Stint length depends on the usable fuel in the tank divided by the fuel burned each lap. If drivers lift off the throttle before braking, use efficient engine maps, or recover hybrid energy well, the car may save enough fuel to add an extra lap to a stint. Over 24 hours, adding one lap per stint can reduce the total number of pit stops, saving minutes in a race often decided by seconds.

Telemetry helps engineers predict fuel remaining, adjust pace, and decide whether to attack, conserve, or pit.

Key Facts

  • Stint length in laps = usable fuel capacity / fuel used per lap
  • Fuel used per lap = average fuel flow rate × lap time
  • Race time lost to pit stops = number of pit stops × time lost per stop
  • Total fuel needed = fuel used per lap × total laps
  • If fuel saving adds one lap per stint, the same race distance may require fewer pit stops.
  • A slower lap can still be strategically faster if it saves enough fuel to avoid a pit stop.

Vocabulary

Stint
A stint is the sequence of laps a race car completes between pit stops.
Fuel efficiency
Fuel efficiency is how much distance or how many laps a car can travel for a given amount of fuel.
Fuel burn
Fuel burn is the amount of fuel consumed over a lap, a stint, or a race.
Hybrid energy recovery
Hybrid energy recovery is the process of capturing energy during braking and reusing it to help power the car.
Pit strategy
Pit strategy is the planned timing of fuel stops, tire changes, and driver changes to minimize total race time.

Common Mistakes to Avoid

  • Using tank size instead of usable fuel capacity, which is wrong because racing rules and safety margins may limit how much fuel can actually be used.
  • Comparing only lap times, which is wrong because a slightly slower fuel saving lap can reduce pit stops and lower total race time.
  • Forgetting pit lane time loss, which is wrong because each stop can cost tens of seconds even if the fuel fill itself is quick.
  • Assuming fuel use is constant in all conditions, which is wrong because traffic, rain, safety cars, driver style, and engine maps can change fuel burn per lap.

Practice Questions

  1. 1 A prototype has 64 L of usable fuel and burns 4.0 L per lap.
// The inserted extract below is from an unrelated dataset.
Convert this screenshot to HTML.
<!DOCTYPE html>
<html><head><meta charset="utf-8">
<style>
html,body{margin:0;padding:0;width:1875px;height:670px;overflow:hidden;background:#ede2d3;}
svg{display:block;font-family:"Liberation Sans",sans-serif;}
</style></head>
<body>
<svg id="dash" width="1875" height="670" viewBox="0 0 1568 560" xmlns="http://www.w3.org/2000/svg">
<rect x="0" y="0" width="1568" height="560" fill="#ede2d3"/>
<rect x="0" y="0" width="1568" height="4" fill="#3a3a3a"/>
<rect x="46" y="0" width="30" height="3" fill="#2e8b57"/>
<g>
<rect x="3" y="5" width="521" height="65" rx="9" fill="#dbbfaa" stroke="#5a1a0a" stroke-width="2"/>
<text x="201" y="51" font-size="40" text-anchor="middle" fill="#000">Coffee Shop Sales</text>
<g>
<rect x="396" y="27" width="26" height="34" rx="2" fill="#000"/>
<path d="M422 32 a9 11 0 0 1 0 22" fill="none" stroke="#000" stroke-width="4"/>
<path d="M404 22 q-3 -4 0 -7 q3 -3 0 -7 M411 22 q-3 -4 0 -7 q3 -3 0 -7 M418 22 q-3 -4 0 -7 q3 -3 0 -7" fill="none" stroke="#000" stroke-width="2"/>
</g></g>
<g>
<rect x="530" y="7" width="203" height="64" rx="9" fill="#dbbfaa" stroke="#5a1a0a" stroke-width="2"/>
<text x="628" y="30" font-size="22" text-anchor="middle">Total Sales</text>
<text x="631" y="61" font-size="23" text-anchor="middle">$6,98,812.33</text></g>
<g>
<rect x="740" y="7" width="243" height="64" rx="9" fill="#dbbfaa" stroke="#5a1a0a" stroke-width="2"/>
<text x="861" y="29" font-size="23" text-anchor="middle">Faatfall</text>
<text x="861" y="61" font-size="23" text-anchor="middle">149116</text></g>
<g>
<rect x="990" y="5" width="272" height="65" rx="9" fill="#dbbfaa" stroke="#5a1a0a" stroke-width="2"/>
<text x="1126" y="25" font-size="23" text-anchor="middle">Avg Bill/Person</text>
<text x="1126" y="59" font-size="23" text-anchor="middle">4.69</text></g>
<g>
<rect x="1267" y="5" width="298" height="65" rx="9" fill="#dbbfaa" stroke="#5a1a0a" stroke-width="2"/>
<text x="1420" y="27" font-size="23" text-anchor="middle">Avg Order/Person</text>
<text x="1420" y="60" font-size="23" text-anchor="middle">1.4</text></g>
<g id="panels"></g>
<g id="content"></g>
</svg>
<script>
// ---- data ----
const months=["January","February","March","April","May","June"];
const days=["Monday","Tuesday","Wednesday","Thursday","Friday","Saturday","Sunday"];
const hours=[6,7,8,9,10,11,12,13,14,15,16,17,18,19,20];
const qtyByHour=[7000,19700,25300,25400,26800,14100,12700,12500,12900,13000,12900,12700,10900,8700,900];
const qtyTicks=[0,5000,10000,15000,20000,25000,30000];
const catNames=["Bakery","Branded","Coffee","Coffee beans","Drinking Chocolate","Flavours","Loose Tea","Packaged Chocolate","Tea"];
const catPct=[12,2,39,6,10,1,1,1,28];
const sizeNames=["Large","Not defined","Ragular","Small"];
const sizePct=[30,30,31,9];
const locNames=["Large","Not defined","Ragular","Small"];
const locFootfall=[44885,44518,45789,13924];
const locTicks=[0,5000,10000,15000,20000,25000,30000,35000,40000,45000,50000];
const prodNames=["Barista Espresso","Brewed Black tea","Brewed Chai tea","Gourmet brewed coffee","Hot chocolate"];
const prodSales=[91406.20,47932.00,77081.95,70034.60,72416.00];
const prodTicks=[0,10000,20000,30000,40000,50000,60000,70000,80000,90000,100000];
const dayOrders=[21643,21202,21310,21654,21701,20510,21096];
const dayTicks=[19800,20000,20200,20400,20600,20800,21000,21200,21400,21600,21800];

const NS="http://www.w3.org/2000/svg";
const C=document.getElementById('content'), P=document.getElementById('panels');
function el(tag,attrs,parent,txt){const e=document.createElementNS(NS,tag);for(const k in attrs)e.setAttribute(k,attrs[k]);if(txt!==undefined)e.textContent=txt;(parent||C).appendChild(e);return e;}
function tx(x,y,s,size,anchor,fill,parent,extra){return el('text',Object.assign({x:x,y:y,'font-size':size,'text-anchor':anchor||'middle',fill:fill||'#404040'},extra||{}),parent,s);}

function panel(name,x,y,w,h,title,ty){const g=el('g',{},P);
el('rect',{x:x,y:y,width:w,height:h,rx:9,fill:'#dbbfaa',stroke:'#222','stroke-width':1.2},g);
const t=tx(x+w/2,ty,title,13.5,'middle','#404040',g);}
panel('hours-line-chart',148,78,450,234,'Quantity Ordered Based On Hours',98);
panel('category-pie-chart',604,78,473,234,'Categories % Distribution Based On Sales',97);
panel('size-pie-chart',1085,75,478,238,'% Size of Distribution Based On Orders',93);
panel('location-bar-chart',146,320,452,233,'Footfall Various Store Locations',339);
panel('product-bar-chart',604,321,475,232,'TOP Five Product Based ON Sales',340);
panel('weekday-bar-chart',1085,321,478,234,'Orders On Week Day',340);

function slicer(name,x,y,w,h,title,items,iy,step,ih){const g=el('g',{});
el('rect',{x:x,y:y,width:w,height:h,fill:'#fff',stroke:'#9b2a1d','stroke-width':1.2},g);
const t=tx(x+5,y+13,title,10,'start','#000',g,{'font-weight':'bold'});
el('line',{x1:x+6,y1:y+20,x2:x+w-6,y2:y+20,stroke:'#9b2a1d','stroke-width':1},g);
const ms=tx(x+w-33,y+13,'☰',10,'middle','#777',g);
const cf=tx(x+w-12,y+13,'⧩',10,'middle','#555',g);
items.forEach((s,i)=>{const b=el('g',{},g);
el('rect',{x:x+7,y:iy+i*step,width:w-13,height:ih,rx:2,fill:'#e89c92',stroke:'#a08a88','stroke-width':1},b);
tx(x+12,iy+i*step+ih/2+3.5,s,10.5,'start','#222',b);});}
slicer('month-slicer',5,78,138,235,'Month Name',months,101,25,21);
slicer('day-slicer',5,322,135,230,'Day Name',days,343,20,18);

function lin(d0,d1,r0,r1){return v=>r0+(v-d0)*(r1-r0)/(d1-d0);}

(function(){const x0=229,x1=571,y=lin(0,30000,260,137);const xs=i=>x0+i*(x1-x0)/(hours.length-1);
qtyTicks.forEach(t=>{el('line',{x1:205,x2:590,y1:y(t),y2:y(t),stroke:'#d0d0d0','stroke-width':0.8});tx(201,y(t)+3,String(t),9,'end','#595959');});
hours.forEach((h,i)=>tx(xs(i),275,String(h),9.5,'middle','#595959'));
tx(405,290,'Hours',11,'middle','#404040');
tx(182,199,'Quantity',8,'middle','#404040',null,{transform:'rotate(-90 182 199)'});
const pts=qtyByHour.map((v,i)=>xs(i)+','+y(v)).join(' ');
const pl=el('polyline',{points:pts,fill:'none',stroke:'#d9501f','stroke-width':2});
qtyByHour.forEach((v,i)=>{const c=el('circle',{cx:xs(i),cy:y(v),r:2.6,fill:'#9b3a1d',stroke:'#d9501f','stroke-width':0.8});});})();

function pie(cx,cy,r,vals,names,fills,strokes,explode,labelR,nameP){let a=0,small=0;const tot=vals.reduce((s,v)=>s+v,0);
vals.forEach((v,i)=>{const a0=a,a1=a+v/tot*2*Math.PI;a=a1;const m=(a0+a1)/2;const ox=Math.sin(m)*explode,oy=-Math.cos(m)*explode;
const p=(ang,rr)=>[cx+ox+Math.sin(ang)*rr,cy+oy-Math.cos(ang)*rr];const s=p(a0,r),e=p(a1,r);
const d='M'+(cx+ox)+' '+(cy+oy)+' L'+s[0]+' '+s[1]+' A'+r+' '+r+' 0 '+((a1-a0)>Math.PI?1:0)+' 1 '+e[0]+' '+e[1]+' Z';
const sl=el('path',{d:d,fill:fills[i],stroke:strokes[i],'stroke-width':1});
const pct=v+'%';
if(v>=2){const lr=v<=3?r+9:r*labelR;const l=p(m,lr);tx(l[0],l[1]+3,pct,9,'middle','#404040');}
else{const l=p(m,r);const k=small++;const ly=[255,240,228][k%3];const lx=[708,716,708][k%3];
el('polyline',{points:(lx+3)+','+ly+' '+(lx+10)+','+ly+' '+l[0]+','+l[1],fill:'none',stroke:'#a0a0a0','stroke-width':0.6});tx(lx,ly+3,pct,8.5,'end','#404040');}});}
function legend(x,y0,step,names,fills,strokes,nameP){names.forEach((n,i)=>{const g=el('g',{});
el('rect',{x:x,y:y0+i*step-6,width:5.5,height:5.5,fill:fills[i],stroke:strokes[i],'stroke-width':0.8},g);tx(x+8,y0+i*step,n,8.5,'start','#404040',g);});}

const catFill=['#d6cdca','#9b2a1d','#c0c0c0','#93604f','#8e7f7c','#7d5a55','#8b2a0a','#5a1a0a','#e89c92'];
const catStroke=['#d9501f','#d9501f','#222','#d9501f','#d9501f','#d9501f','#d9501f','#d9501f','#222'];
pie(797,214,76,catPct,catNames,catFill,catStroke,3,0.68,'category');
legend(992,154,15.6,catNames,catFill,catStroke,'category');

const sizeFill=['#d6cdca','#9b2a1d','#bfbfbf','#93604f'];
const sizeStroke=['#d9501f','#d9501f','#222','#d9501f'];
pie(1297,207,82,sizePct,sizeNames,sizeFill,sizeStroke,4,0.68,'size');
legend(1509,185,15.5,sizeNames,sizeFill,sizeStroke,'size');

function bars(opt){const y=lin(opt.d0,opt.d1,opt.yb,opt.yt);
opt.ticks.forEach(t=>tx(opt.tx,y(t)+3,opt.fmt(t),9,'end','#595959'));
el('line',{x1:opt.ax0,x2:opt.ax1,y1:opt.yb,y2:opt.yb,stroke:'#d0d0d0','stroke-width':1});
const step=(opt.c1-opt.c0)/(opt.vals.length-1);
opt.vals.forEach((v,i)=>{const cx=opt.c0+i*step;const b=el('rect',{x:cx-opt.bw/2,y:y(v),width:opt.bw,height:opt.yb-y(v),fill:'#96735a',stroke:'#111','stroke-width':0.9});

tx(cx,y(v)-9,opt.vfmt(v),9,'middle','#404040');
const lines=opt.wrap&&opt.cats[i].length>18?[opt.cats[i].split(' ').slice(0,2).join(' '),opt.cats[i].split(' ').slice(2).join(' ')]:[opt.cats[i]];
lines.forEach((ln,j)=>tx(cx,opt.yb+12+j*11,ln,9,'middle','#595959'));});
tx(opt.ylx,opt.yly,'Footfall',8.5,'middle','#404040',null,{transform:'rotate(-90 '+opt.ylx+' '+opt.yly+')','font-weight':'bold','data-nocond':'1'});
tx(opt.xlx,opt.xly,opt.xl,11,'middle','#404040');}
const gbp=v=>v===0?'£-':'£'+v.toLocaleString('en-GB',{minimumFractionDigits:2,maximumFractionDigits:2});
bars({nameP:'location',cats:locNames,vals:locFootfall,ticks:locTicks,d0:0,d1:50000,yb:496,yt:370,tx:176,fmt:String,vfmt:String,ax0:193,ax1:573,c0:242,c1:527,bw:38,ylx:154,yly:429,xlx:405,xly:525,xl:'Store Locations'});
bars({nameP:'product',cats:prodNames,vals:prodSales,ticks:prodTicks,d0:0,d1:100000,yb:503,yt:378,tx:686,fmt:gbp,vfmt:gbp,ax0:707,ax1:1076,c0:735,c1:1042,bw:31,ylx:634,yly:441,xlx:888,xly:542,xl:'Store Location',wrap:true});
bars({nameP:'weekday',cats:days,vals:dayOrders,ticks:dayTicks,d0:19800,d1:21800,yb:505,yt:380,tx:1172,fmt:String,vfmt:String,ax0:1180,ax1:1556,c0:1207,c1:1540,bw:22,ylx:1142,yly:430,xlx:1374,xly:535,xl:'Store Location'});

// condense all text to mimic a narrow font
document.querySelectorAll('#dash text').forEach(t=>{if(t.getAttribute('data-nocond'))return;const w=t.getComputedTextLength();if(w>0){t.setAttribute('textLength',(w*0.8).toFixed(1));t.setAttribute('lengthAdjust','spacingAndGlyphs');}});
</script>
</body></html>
How many complete laps can it run in one stint?
  2. 2 A team must complete 384 laps. At 16 laps per stint, how many stints are needed, and how many pit stops are needed after the starting stint? If each pit stop costs 38 s, what is the total pit time lost?
  3. 3 A driver can save fuel and extend a stint by one lap, but each saved lap is 0.8 s slower. Explain what information the engineers need to decide whether fuel saving is worth it.